- _Records shown_:
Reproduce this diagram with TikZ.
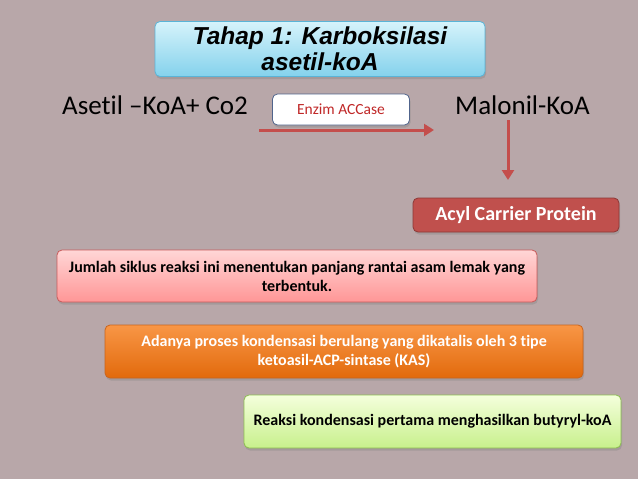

...

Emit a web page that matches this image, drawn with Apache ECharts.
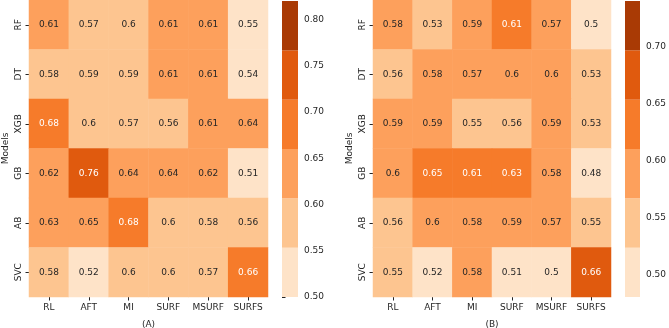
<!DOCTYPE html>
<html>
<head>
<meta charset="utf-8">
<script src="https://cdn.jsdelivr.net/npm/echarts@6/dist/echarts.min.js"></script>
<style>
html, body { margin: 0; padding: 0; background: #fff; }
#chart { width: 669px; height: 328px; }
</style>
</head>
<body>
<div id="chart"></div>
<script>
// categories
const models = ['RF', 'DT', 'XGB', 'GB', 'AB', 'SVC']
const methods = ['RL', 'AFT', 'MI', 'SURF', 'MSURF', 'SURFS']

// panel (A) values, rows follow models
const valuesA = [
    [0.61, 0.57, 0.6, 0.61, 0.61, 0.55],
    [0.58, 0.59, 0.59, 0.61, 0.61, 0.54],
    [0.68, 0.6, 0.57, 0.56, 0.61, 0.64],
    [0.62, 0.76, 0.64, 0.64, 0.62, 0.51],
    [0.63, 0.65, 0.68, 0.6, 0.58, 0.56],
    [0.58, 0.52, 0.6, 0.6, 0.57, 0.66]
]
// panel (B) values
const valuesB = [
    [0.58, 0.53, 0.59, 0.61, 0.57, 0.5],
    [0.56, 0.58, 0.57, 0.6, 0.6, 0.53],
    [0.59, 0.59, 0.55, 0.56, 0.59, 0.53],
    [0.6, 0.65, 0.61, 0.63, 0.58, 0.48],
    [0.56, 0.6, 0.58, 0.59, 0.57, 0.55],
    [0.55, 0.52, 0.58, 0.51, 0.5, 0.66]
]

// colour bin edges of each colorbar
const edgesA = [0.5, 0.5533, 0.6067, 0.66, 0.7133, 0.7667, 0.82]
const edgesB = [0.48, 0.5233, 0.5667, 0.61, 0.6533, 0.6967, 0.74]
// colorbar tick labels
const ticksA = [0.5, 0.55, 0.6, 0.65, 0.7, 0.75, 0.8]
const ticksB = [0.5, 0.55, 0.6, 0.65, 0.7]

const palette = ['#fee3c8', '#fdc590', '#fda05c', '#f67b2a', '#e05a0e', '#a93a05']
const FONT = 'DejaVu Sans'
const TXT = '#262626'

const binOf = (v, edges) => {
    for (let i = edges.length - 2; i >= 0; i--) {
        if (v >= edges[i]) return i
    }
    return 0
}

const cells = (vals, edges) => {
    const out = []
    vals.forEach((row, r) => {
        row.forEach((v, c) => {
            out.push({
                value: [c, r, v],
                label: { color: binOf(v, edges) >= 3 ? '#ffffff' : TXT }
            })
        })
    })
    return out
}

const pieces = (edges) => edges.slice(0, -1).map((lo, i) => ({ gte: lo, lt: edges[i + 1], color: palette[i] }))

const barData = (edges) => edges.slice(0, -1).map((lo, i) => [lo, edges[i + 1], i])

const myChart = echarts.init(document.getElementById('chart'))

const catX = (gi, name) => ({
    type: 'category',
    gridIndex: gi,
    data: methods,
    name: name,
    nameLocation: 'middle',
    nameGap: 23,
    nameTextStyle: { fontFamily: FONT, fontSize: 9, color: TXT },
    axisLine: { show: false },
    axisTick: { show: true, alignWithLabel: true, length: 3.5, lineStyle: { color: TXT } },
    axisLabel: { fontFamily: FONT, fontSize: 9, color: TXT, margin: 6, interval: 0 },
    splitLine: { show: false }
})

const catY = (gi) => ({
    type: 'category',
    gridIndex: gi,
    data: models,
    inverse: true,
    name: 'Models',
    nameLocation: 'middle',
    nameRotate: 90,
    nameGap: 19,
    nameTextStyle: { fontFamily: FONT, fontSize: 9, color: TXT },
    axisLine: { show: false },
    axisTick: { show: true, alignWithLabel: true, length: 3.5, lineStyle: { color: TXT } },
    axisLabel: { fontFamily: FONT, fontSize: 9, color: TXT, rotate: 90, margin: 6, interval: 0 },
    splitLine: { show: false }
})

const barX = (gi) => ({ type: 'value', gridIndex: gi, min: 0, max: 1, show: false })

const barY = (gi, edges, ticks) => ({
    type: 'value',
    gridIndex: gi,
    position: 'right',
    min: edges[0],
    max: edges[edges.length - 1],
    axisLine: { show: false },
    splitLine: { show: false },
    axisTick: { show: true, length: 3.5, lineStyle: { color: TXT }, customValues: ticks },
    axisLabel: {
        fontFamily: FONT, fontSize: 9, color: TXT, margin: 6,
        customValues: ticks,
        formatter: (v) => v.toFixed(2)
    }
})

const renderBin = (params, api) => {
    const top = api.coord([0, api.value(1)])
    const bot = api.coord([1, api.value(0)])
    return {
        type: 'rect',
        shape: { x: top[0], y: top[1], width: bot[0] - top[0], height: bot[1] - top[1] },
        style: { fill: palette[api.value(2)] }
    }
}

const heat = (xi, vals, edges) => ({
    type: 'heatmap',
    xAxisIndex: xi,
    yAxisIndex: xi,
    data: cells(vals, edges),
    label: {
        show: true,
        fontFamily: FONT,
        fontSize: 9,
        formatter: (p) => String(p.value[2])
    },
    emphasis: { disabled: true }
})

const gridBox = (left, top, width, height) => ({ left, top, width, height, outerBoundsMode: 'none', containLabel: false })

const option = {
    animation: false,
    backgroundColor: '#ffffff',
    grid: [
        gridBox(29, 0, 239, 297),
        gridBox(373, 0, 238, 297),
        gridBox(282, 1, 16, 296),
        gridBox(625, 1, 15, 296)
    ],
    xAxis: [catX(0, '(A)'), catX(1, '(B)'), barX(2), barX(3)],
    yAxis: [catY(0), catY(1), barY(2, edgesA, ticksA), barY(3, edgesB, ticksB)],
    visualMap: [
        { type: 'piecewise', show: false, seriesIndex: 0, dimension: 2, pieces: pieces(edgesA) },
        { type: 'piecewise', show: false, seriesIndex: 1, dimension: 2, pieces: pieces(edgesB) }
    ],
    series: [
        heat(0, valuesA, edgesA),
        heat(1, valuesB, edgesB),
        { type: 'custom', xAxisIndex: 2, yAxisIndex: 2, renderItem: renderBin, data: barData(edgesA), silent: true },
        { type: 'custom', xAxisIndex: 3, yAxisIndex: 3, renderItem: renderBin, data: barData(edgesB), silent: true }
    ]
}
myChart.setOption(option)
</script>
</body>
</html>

- _Task details_: Omit all pictures and repeat exactly the lines from the one containing "Emit a web page" through the one containing "const ticksB = [0.5, 0.55, 0.6, 0.65, 0.7]", ends included, with nothing added.

- _Exercise response_:
Emit a web page that matches this image, drawn with Apache ECharts.
<!DOCTYPE html>
<html>
<head>
<meta charset="utf-8">
<script src="https://cdn.jsdelivr.net/npm/echarts@6/dist/echarts.min.js"></script>
<style>
html, body { margin: 0; padding: 0; background: #fff; }
#chart { width: 669px; height: 328px; }
</style>
</head>
<body>
<div id="chart"></div>
<script>
// categories
const models = ['RF', 'DT', 'XGB', 'GB', 'AB', 'SVC']
const methods = ['RL', 'AFT', 'MI', 'SURF', 'MSURF', 'SURFS']

// panel (A) values, rows follow models
const valuesA = [
    [0.61, 0.57, 0.6, 0.61, 0.61, 0.55],
    [0.58, 0.59, 0.59, 0.61, 0.61, 0.54],
    [0.68, 0.6, 0.57, 0.56, 0.61, 0.64],
    [0.62, 0.76, 0.64, 0.64, 0.62, 0.51],
    [0.63, 0.65, 0.68, 0.6, 0.58, 0.56],
    [0.58, 0.52, 0.6, 0.6, 0.57, 0.66]
]
// panel (B) values
const valuesB = [
    [0.58, 0.53, 0.59, 0.61, 0.57, 0.5],
    [0.56, 0.58, 0.57, 0.6, 0.6, 0.53],
    [0.59, 0.59, 0.55, 0.56, 0.59, 0.53],
    [0.6, 0.65, 0.61, 0.63, 0.58, 0.48],
    [0.56, 0.6, 0.58, 0.59, 0.57, 0.55],
    [0.55, 0.52, 0.58, 0.51, 0.5, 0.66]
]

// colour bin edges of each colorbar
const edgesA = [0.5, 0.5533, 0.6067, 0.66, 0.7133, 0.7667, 0.82]
const edgesB = [0.48, 0.5233, 0.5667, 0.61, 0.6533, 0.6967, 0.74]
// colorbar tick labels
const ticksA = [0.5, 0.55, 0.6, 0.65, 0.7, 0.75, 0.8]
const ticksB = [0.5, 0.55, 0.6, 0.65, 0.7]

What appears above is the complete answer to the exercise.